(Clara Ferreira Alves arrancou na revista do Expresso uma
apocalíptica entrevista a José Miguel Júdice. Independentemente do nosso posicionamento face à personalidade
e ao personagem, acho que a entrevista constitui um material precioso para entender
a transição da ditadura para a democracia em Portugal e os 45 anos da nossa
vida em liberdade.)
Confesso, à partida e sem rodeios, que a personalidade de JMJ não me inspira
aquela confiança que nós exigimos para que um personagem público nos possa
visitar em casa, seja literalmente, seja por via da intrusão televisiva. Para
ser sincero não sei explicar essa sensação de desconfiança. Essa falta de
empatia não significa, porém, desvalorização da personalidade ou do seu pensamento.
A entrevista de CFA a JMJ na revista do Expresso deste fim-de-semana é um
prodigioso documento sobre a história democrática portuguesa e sobre a vertigem
da evolução política do personagem. Para além de outras dimensões preciosas para
o entendimento da história recente portuguesa, a entrevista fornece dados biográficos
de JMJ que me eram totalmente desconhecidos, dados que se cruzam com traços marcantes
da transição para a vida democrática em Portugal. Os traços de caracterização
de personalidades como Cavaco Silva, Dias Loureiro, Álvaro Cunhal, Mário
Soares, Otelo Saraiva de Carvalho, entre outros, são impiedosos e
simultaneamente extremamente credíveis, sobretudo porque são tratados com uma
contextualização bem informada e vivida pelo personagem.

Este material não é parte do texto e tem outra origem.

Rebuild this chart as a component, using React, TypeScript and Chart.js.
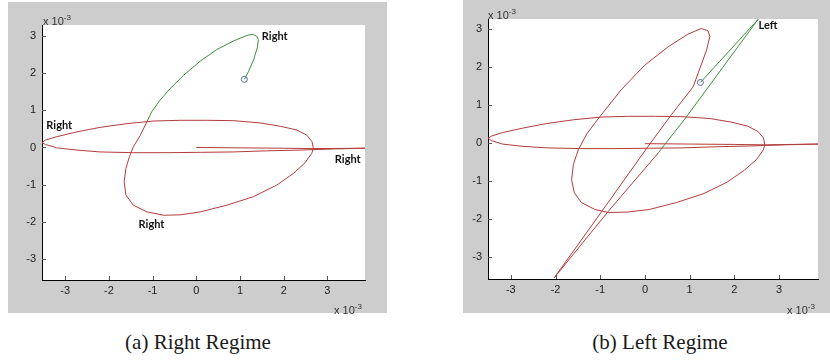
import React, { useEffect, useRef } from "react";
import { Chart, registerables } from "chart.js";
Chart.register(...registerables);

// ---- shared ticks (values in units of 1e-3) ----
const xTicks = [-3, -2, -1, 0, 1, 2, 3];
const yTicks = [-3, -2, -1, 0, 1, 2, 3];

// ---- panel (a): Right Regime ----
const aGreenX = [1.10, 1.19, 1.31, 1.40, 1.42, 1.38, 1.29, 1.16, 0.85, 0.47, 0.09, -0.29, -0.60, -0.83, -1.02, -1.13];
const aGreenY = [1.83, 2.03, 2.35, 2.70, 2.90, 2.99, 3.04, 3.01, 2.86, 2.63, 2.32, 1.94, 1.58, 1.27, 0.96, 0.69];
const aRedX = [-1.13, -1.28, -1.44, -1.53, -1.61, -1.65, -1.61, -1.44, -1.13, -0.75, -0.37, 0.09, 0.70, 1.31, 1.84, 2.22, 2.49, 2.64, 2.68, 2.65, 2.53, 2.30, 1.92, 1.46, 0.85, 0.24, -0.37, -0.98, -1.59, -2.20, -2.73, -3.19, -3.45, -3.53, -3.45, -3.19, -2.73, -2.20, -1.44, -0.67, 0.09, 0.85, 1.61, 2.37, 3.14, 3.86];
const aRedY = [0.69, 0.33, 0.02, -0.25, -0.56, -0.92, -1.28, -1.55, -1.73, -1.82, -1.81, -1.73, -1.55, -1.32, -1.01, -0.70, -0.41, -0.16, -0.03, 0.15, 0.33, 0.47, 0.57, 0.66, 0.72, 0.73, 0.73, 0.71, 0.64, 0.54, 0.42, 0.29, 0.20, 0.13, 0.08, -0.01, -0.07, -0.12, -0.14, -0.14, -0.13, -0.12, -0.09, -0.07, -0.04, -0.02];
const aTailX = [0.0, 1.0, 2.0, 2.68, 3.86];
const aTailY = [0.0, -0.01, -0.02, -0.03, -0.02];
const aStartX = [1.10];
const aStartY = [1.83];
const aLabels = ["Right", "Right", "Right", "Right"];
const aLabelX = [1.50, -3.43, 3.17, -1.32];
const aLabelY = [2.99, 0.60, -0.32, -2.06];

// ---- panel (b): Left Regime ----
const bGreenX = [1.24, 1.90, 2.53, 1.73, 0.93, 0.30];
const bGreenY = [1.60, 2.45, 3.26, 1.98, 0.70, -0.25];
const bRedX = [0.30, -0.82, -2.03, -0.94, 0.07, 0.59, 1.08, 1.38, 1.45, 1.41, 1.26, 0.96, 0.52, 0.0, -0.53, -1.01, -1.30, -1.49, -1.60, -1.64, -1.58, -1.42, -1.12, -0.82, -0.40, 0.10, 0.70, 1.30, 1.84, 2.22, 2.50, 2.65, 2.68, 2.65, 2.53, 2.30, 1.92, 1.46, 0.85, 0.24, -0.37, -0.98, -1.59, -2.20, -2.73, -3.19, -3.43, -3.51, -3.43, -3.19, -2.73, -2.20, -1.44, -0.67, 0.09, 0.85, 1.61, 2.37, 3.14, 3.87];
const bRedY = [-0.25, -1.79, -3.54, -1.75, -0.08, 0.75, 1.49, 2.46, 2.81, 2.96, 3.02, 2.87, 2.54, 2.06, 1.41, 0.70, 0.25, -0.17, -0.55, -0.96, -1.30, -1.56, -1.74, -1.82, -1.81, -1.74, -1.56, -1.33, -1.02, -0.71, -0.42, -0.17, -0.04, 0.14, 0.31, 0.45, 0.56, 0.65, 0.70, 0.71, 0.71, 0.69, 0.62, 0.52, 0.40, 0.28, 0.19, 0.13, 0.07, -0.02, -0.08, -0.12, -0.14, -0.14, -0.13, -0.12, -0.09, -0.07, -0.04, -0.02];
const bTailX = [0.0, 1.0, 2.0, 2.68, 3.87];
const bTailY = [-0.01, -0.02, -0.03, -0.04, -0.02];
const bStartX = [1.24];
const bStartY = [1.60];
const bLabels = ["Left"];
const bLabelX = [2.54];
const bLabelY = [3.09];

const RED = "#b43c3c";
const GREEN = "#3f8f3f";
const BLUE = "#5563b0";
const PANEL_GRAY = "#cdcdcd";

const pts = (xs: number[], ys: number[]) => xs.map((x, i) => ({ x, y: ys[i] }));

type PanelProps = {
  left: number; top: number; width: number; height: number;
  plot: { l: number; t: number; r: number; b: number };
  xRange: [number, number]; yRange: [number, number];
  greenX: number[]; greenY: number[];
  redX: number[]; redY: number[];
  tailX: number[]; tailY: number[];
  startX: number[]; startY: number[];
  labels: string[]; labelX: number[]; labelY: number[];
};

function Panel(p: PanelProps) {
  const ref = useRef<HTMLCanvasElement>(null);
  useEffect(() => {
    const canvas = ref.current!;
    const deco = {
      id: "deco",
      beforeDraw(chart: any) {
        const { ctx, chartArea: a } = chart;
        ctx.save();
        ctx.fillStyle = "#ffffff";
        ctx.fillRect(a.left, a.top, a.right - a.left, a.bottom - a.top);
        ctx.restore();
      },
      afterDraw(chart: any) {
        const { ctx, chartArea: a, scales } = chart;
        ctx.save();
        ctx.strokeStyle = "#555";
        ctx.lineWidth = 1;
        ctx.beginPath();
        xTicks.forEach((v) => {
          const px = Math.round(scales.x.getPixelForValue(v)) + 0.5;
          ctx.moveTo(px, a.bottom);
          ctx.lineTo(px, a.bottom - 4);
        });
        yTicks.forEach((v) => {
          const py = Math.round(scales.y.getPixelForValue(v)) + 0.5;
          ctx.moveTo(a.left, py);
          ctx.lineTo(a.left + 4, py);
        });
        ctx.stroke();
        ctx.fillStyle = "#111";
        ctx.font = "bold 11px Lato, 'Open Sans', sans-serif";
        ctx.textBaseline = "middle";
        ctx.textAlign = "left";
        p.labels.forEach((t, i) => {
          ctx.fillText(t, scales.x.getPixelForValue(p.labelX[i]), scales.y.getPixelForValue(p.labelY[i]));
        });
        ctx.restore();
      },
    };
    const tickFont = { family: "'Liberation Sans', Arial, sans-serif", size: 11 };
    const chart = new Chart(canvas, {
      type: "scatter",
      data: {
        datasets: [
          { data: pts(p.tailX, p.tailY), showLine: true, borderColor: RED, borderWidth: 1, pointRadius: 0 },
          { data: pts(p.redX, p.redY), showLine: true, borderColor: RED, borderWidth: 1, pointRadius: 0 },
          { data: pts(p.greenX, p.greenY), showLine: true, borderColor: GREEN, borderWidth: 1, pointRadius: 0 },
          { data: pts(p.startX, p.startY), showLine: false, pointRadius: 3, pointBorderWidth: 1, pointBorderColor: BLUE, pointBackgroundColor: "rgba(0,0,0,0)" },
        ],
      } as any,
      options: {
        animation: false,
        responsive: false,
        maintainAspectRatio: false,
        devicePixelRatio: 1,
        events: [],
        layout: { padding: { left: 0, top: p.plot.t, right: p.width - p.plot.r, bottom: 0 } },
        plugins: { legend: { display: false }, tooltip: { enabled: false } },
        scales: {
          x: {
            type: "linear", min: p.xRange[0], max: p.xRange[1],
            afterBuildTicks: (s: any) => { s.ticks = xTicks.map((v) => ({ value: v })); },
            afterFit: (s: any) => { s.height = p.height - p.plot.b; },
            grid: { drawOnChartArea: false, drawTicks: false },
            border: { display: true, color: "#000", width: 1 },
            ticks: { padding: 4, color: "#222", font: tickFont, maxRotation: 0, autoSkip: false, callback: (v: any) => String(v) },
          },
          y: {
            type: "linear", min: p.yRange[0], max: p.yRange[1],
            afterBuildTicks: (s: any) => { s.ticks = yTicks.map((v) => ({ value: v })); },
            afterFit: (s: any) => { s.width = p.plot.l; },
            grid: { drawOnChartArea: false, drawTicks: false },
            border: { display: true, color: "#000", width: 1 },
            ticks: { padding: 6, color: "#222", font: tickFont, autoSkip: false, callback: (v: any) => String(v) },
          },
        },
      } as any,
      plugins: [deco],
    });
    return () => chart.destroy();
  }, []);
  return (
    <canvas
      ref={ref}
      width={p.width}
      height={p.height}
      style={{ position: "absolute", left: p.left, top: p.top, width: p.width, height: p.height, background: PANEL_GRAY }}
    />
  );
}

const mult: React.CSSProperties = {
  position: "absolute", fontFamily: "'Liberation Sans', Arial, sans-serif", fontSize: 11, color: "#333", lineHeight: "11px", whiteSpace: "nowrap",
};
const supS: React.CSSProperties = { fontSize: 8, verticalAlign: "5px" };
const caption: React.CSSProperties = {
  position: "absolute", fontFamily: "'Liberation Serif', serif", fontSize: 21, color: "#1a1a1a", whiteSpace: "nowrap", transform: "translateX(-50%)", lineHeight: "24px",
};

export default function App() {
  return (
    <div style={{ position: "fixed", left: 0, top: 0, width: 830, height: 362, background: "#fff", overflow: "hidden" }}>
      <Panel
        left={8} top={2} width={379} height={311}
        plot={{ l: 34, t: 23, r: 357, b: 278 }}
        xRange={[-3.53, 3.86]} yRange={[-3.56, 3.29]}
        greenX={aGreenX} greenY={aGreenY} redX={aRedX} redY={aRedY}
        tailX={aTailX} tailY={aTailY} startX={aStartX} startY={aStartY}
        labels={aLabels} labelX={aLabelX} labelY={aLabelY}
      />
      <Panel
        left={463} top={0} width={367} height={313}
        plot={{ l: 25, t: 19, r: 355, b: 279 }}
        xRange={[-3.51, 3.87]} yRange={[-3.57, 3.27]}
        greenX={bGreenX} greenY={bGreenY} redX={bRedX} redY={bRedY}
        tailX={bTailX} tailY={bTailY} startX={bStartX} startY={bStartY}
        labels={bLabels} labelX={bLabelX} labelY={bLabelY}
      />
      <div style={{ ...mult, left: 43, top: 12 }}>x 10<sup style={supS}>-3</sup></div>
      <div style={{ ...mult, left: 334, top: 301 }}>x 10<sup style={supS}>-3</sup></div>
      <div style={{ ...mult, left: 488, top: 6 }}>x 10<sup style={supS}>-3</sup></div>
      <div style={{ ...mult, left: 787, top: 301 }}>x 10<sup style={supS}>-3</sup></div>
      <div style={{ ...caption, left: 198, top: 330 }}>(a) Right Regime</div>
      <div style={{ ...caption, left: 660, top: 330 }}>(b) Left Regime</div>
    </div>
  );
}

Mas o que é verdadeiramente notável na entrevista é a vertigem da evolução
política de JMJ, numa viagem cheia de paradoxos e contradições desde a sua
ligação ao pai comunista e amigo de Álvaro Cunhal até às suas deambulações pela
extrema-direita (que designa de não radical e extremista) e por outras paragens,
não esquecendo a sua passagem pela prisão nos tempos do 28 de setembro. CFA está
à altura dessa vertigem e uma grande parte do mérito do documento que a
entrevista representa é da jornalista e acutilante entrevistadora. São também
fascinantes as suas reflexões e memórias sobre o universo da advocacia e a sua
fixação nos “advogados de negócios” grupo com o qual não se identifica,
sobretudo agora quando, anuncia o próprio, se vai retirar aos 70 anos da
atividade profissional, neste momento concentrada em funções de arbitragem entre
grandes empresas de âmbito global.
Pode uma entrevista ser uma peça de análise histórica para memória futura?
Sim, pode e esta pertence com justiça e rigor a esse grupo.